Tabular data, normalising vs standardising

joedockrill · July 16, 2020, 12:11pm

i noticed in lesson 4 when jeremy described normalising in tabular he was actually talking about standardising, and a quick look at the code shows it is standardising, and normalising isn’t an option.

obviously in puny human ml libraries like skl if you’ve got highly skewed data then you’re normally better off min/max scaling instead of standardising.

is fastai just better at dealing with this so i dont have to worry about it, or should i manually scale anything too skewed before i hand it to tabular?

muellerzr · July 16, 2020, 12:24pm

I haven’t noticed an issue myself. However if you’d like to run some experiments on v2 and if it works put a PR in as a separate normalization method you’re welcome to

See here for the relevant function in v2: https://github.com/fastai/fastai2/blob/master/fastai2/tabular/core.py#L261

joedockrill · July 16, 2020, 1:16pm

it was more of a theoretical question really, so far i’ve not really dealt with data that bad, and when i have i’ve often dealt with it by binning it anyway.

i had a look at the v2 code and got another headache. my python is not yet ninja enough to work out why they’re decorating functions which do normalisation with a class which does normalisation.

i’ve penciled myself in for a proper session on what you can do with decorators and decided to not worry about std vs norm until i come across some badly skewed data. then i’ll manually test it both ways and see if tabular cares either way.

muellerzr · July 16, 2020, 1:19pm

That is the v2 codebase entirely, I’d recommend Jeremy’s v2 walkthrough videos (not the course) to understand what all that means. It stems from the fastcore library.

(also NormalizeTab actually is the wrong one, sorry, it’s the @Normalize functions)

So for instance, for you it would be something like:

@Normalize
def setups(self, to:Tabular):
    self.mins,self.maxs= getattr(to, 'train', to).conts.min(),getattr(to, 'train', to).conts.max()
    return self(to)

@Normalize
def encodes(self, to:Tabular):
    to.conts = (to.conts-self.mins) / (self.maxs - self.mins)
    return to

#Need to check my math on how to undo min/max norm
@Normalize
def decodes(self, to:Tabular):
    to.conts = (to.conts) * (to.maxs - to.mins) + to.maxs
    return to

joedockrill · July 16, 2020, 1:25pm

ok, that confuses me less. my assumption at this point is still that it probably doesn’t matter as much to fastai (rather like unbalanced datasets) but i’ll prod it at some point and see whether it helps overall.

thanks.

muellerzr · July 16, 2020, 1:26pm

I may look as well, when I have some time. If you feel like getting into v2 tabular, I have a series of notebooks available here: https://github.com/muellerzr/Practical-Deep-Learning-for-Coders-2.0/tree/master/Tabular%20Notebooks (there’s lectures too, look up Walk with fastai2 Tabular on the forums)
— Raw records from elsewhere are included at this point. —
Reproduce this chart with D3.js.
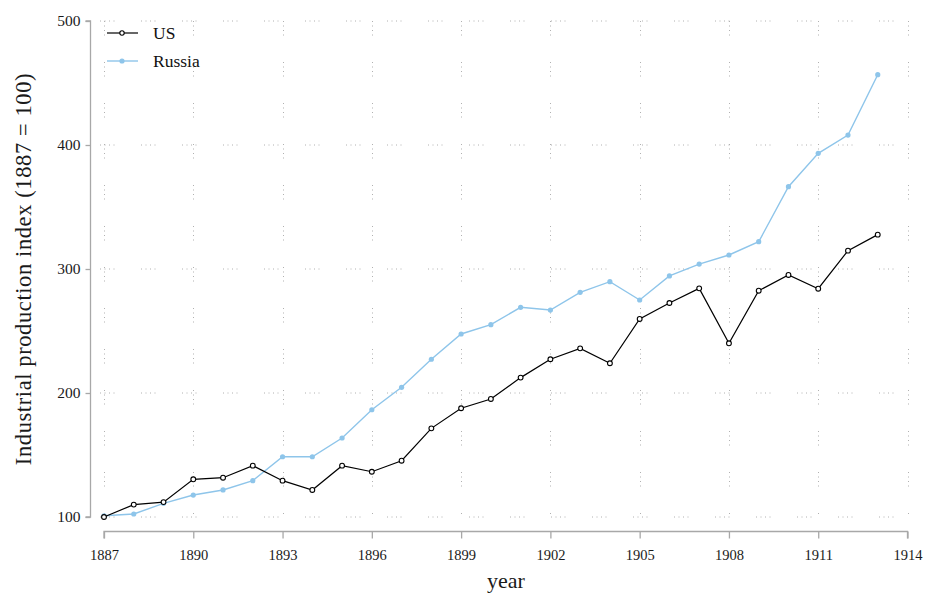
<!DOCTYPE html>
<html><head><meta charset="utf-8">
<script src="https://cdn.jsdelivr.net/npm/d3@7"></script>
<style>body{margin:0;background:#fff}svg{display:block}text{font-family:"Liberation Serif","Times New Roman",serif}</style>
</head><body><svg id="c" width="925" height="595"></svg>
<script>
const years = d3.range(1887, 1914);
const usValues = [100,110,112,130.4,131.7,141.4,129.3,121.8,141.4,136.5,145.4,171.5,187.7,195.2,212.4,227.2,236,224,259.7,272.6,284.4,240.1,282.5,295.2,284.1,314.8,327.7];
const russiaValues = [101,102.4,111,117.7,121.8,129.3,148.6,148.6,163.7,186.5,204.6,227.2,247.6,255.1,269.1,266.9,281.2,289.8,275,294.4,304,311.3,322,366.4,393.3,408,456.7];
const xTicks = [1887,1890,1893,1896,1899,1902,1905,1908,1911,1914];
const yTicks = [100,200,300,400,500];
const seriesNames = ["US","Russia"];

const svg = d3.select("#c");
const x = d3.scaleLinear().domain([1887,1914]).range([104,907.5]);
const y = d3.scaleLinear().domain([100,500]).range([517,21]);
const axisColor = "#a8a8a8", gridColor = "#b0b0b0";
const black = "#000", blue = "#8ec5ea";

// grid
const g = svg.append("g");
g.selectAll("line.h").data(yTicks).enter().append("line")
  .attr("x1", 92).attr("x2", 910).attr("y1", d=>y(d)).attr("y2", d=>y(d))
  .attr("stroke", gridColor).attr("stroke-width",1).attr("stroke-dasharray","1,3.5,1,3.5,1,3.5,1,26.5")
  .attr("stroke-dashoffset", -8);
g.selectAll("line.v").data(xTicks).enter().append("line")
  .attr("y1", y(500)).attr("y2", y(100)).attr("x1", d=>Math.round(x(d))+0.5).attr("x2", d=>Math.round(x(d))+0.5)
  .attr("stroke", gridColor).attr("stroke-width",1).attr("stroke-dasharray","1,3.5,1,3.5,1,3.5,1,26.5");

// axes
const ya = svg.append("g").attr("transform","translate(90.5,0)")
  .call(d3.axisLeft(y).tickValues(yTicks).tickSize(5).tickPadding(5).tickSizeOuter(0));
const xa = svg.append("g").attr("transform","translate(0,531.5)")
  .call(d3.axisBottom(x).tickValues(xTicks).tickFormat(d3.format("d")).tickSize(7).tickPadding(11).tickSizeOuter(0));
[ya,xa].forEach(a=>{
  a.select(".domain").attr("stroke",axisColor).attr("stroke-width",1.3);
  a.selectAll(".tick line").attr("stroke",axisColor).attr("stroke-width",1.3);
  a.selectAll(".tick text").attr("fill","#1a1a1a").style("font-family","'Liberation Serif',serif");
});
ya.selectAll(".tick text").style("font-size","15.5px");
xa.selectAll(".tick text").style("font-size","14.5px");
xa.select(".domain").attr("d", `M${x(1887)},7V0H${x(1914)}V7`);
ya.select(".domain").attr("d", `M-5,${y(500)}H0V${y(100)}H-5`);

svg.append("text").attr("x", 506).attr("y", 588).attr("text-anchor","middle")
  .style("font-size","22px").attr("fill","#1a1a1a").text("year");
svg.append("text").attr("transform","translate(31,269) rotate(-90)").attr("text-anchor","middle")
  .style("font-size","22.5px").style("letter-spacing","0.6px").attr("fill","#1a1a1a").text("Industrial production index (1887 = 100)");

// lines
const line = d3.line().x((d,i)=>x(years[i])).y(d=>y(d));
svg.append("path").datum(russiaValues).attr("d",line).attr("fill","none").attr("stroke",blue).attr("stroke-width",1.4);
svg.selectAll("circle.r").data(russiaValues).enter().append("circle")
  .attr("cx",(d,i)=>x(years[i])).attr("cy",d=>y(d)).attr("r",2.6).attr("fill",blue);
svg.append("path").datum(usValues).attr("d",line).attr("fill","none").attr("stroke",black).attr("stroke-width",1.2);
svg.selectAll("circle.u").data(usValues).enter().append("circle")
  .attr("cx",(d,i)=>x(years[i])).attr("cy",d=>y(d)).attr("r",2.4).attr("fill","#fff").attr("stroke",black).attr("stroke-width",1.1);

// legend
const lg = svg.append("g");
const lgColors = [black, blue];
seriesNames.forEach((n,i)=>{
  const yy = 33 + i*28;
  lg.append("line").attr("x1",107).attr("x2",138).attr("y1",yy).attr("y2",yy).attr("stroke",lgColors[i]).attr("stroke-width",i?1.4:1.2);
  if(i===0) lg.append("circle").attr("cx",122).attr("cy",yy).attr("r",2.2).attr("fill","#fff").attr("stroke",black).attr("stroke-width",1.1);
  else lg.append("circle").attr("cx",122).attr("cy",yy).attr("r",2.6).attr("fill",blue);
  lg.append("text").attr("x",153).attr("y",yy+6).style("font-size","17.5px").attr("fill","#111").text(n);
});
</script></body></html>
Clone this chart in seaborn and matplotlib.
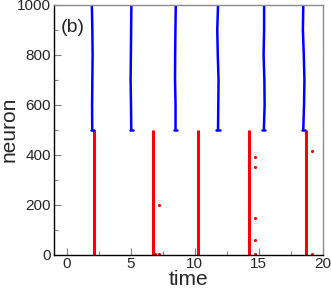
import numpy as np
import pandas as pd
import matplotlib
matplotlib.use("Agg")
import matplotlib.pyplot as plt
import seaborn as sns

# red population (neurons 0-500): burst times
red_times = [2.14, 6.74, 10.24, 14.22, 18.72]
# isolated red spikes
dot_t = [7.19, 14.67, 14.67, 14.67, 14.67, 14.67, 19.14, 19.14, 6.93, 7.19]
dot_n = [200, 390, 350, 145, 60, 3, 415, 3, 3, 3]

# blue population (neurons 500-1000): wavy fronts, time per neuron level
blue_levels = [500, 600, 700, 800, 900, 1000]
blue_fronts = [
    [1.99, 1.98, 2.00, 2.02, 2.00, 1.96],
    [5.04, 5.02, 4.99, 5.01, 5.03, 5.05],
    [8.50, 8.50, 8.46, 8.47, 8.49, 8.52],
    [11.82, 11.84, 11.86, 11.80, 11.76, 11.82],
    [15.40, 15.46, 15.44, 15.38, 15.42, 15.42],
    [18.48, 18.54, 18.57, 18.52, 18.45, 18.48],
]

sns.set_style("ticks")
plt.rcParams["font.family"] = ["Liberation Sans", "DejaVu Sans"]
fig, ax = plt.subplots(figsize=(3.31, 2.91), dpi=100)

for t in red_times:
    ax.plot([t, t], [0, 500], color="red", lw=2.2, solid_capstyle="butt")
sns.scatterplot(x=dot_t, y=dot_n, color="red", s=5, linewidth=0, ax=ax)

for front in blue_fronts:
    df = pd.DataFrame({"t": front, "n": blue_levels})
    sns.lineplot(data=df, x="t", y="n", sort=False, estimator=None,
                 color="blue", lw=1.8, ax=ax)
    ax.plot([front[0] - 0.12, front[0] + 0.12], [500, 500], color="blue", lw=1.8)

ax.set_xlim(-1, 20)
ax.set_ylim(0, 1000)
ax.set_xticks([0, 5, 10, 15, 20])
ax.set_xticks([2.5, 7.5, 12.5, 17.5], minor=True)
ax.set_yticks([0, 200, 400, 600, 800, 1000])
ax.set_yticks([100, 300, 500, 700, 900], minor=True)
ax.tick_params(which="major", direction="in", length=5, width=0.8, color="0.5",
               labelsize=11, pad=2)
ax.tick_params(which="minor", direction="in", length=3, width=0.8, color="0.5")
ax.set_xlabel("time", fontsize=15, labelpad=-1)
ax.set_ylabel("neuron", fontsize=15, labelpad=-1)
ax.text(-0.45, 890, "(b)", fontsize=14)

for s in ["left", "bottom"]:
    ax.spines[s].set_color("black")
for s in ["top", "right"]:
    ax.spines[s].set_visible(True)
    ax.spines[s].set_color("0.55")
for s in ax.spines.values():
    s.set_linewidth(1.0)

fig.subplots_adjust(left=0.163, right=0.975, top=0.983, bottom=0.125)
fig.savefig("out.png", dpi=100)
joedockrill · July 16, 2020, 1:35pm

i was under the impression fastai2 is under dev & invite only. any idea how far from “finished” it is?

muellerzr · July 16, 2020, 1:37pm

While it is under dev, the initial version is almost finished. Invite only is course-v4. Just to show how ready it is, I did my own course/walkthrough back in January (the walk with fastai2 lectures, pinned on #fastai-users:fastai-v2 ), and the actual code changes since then has been relatively minimal. (and I’ve used it myself since about October)

TL/DR: feature complete, minimal bugs.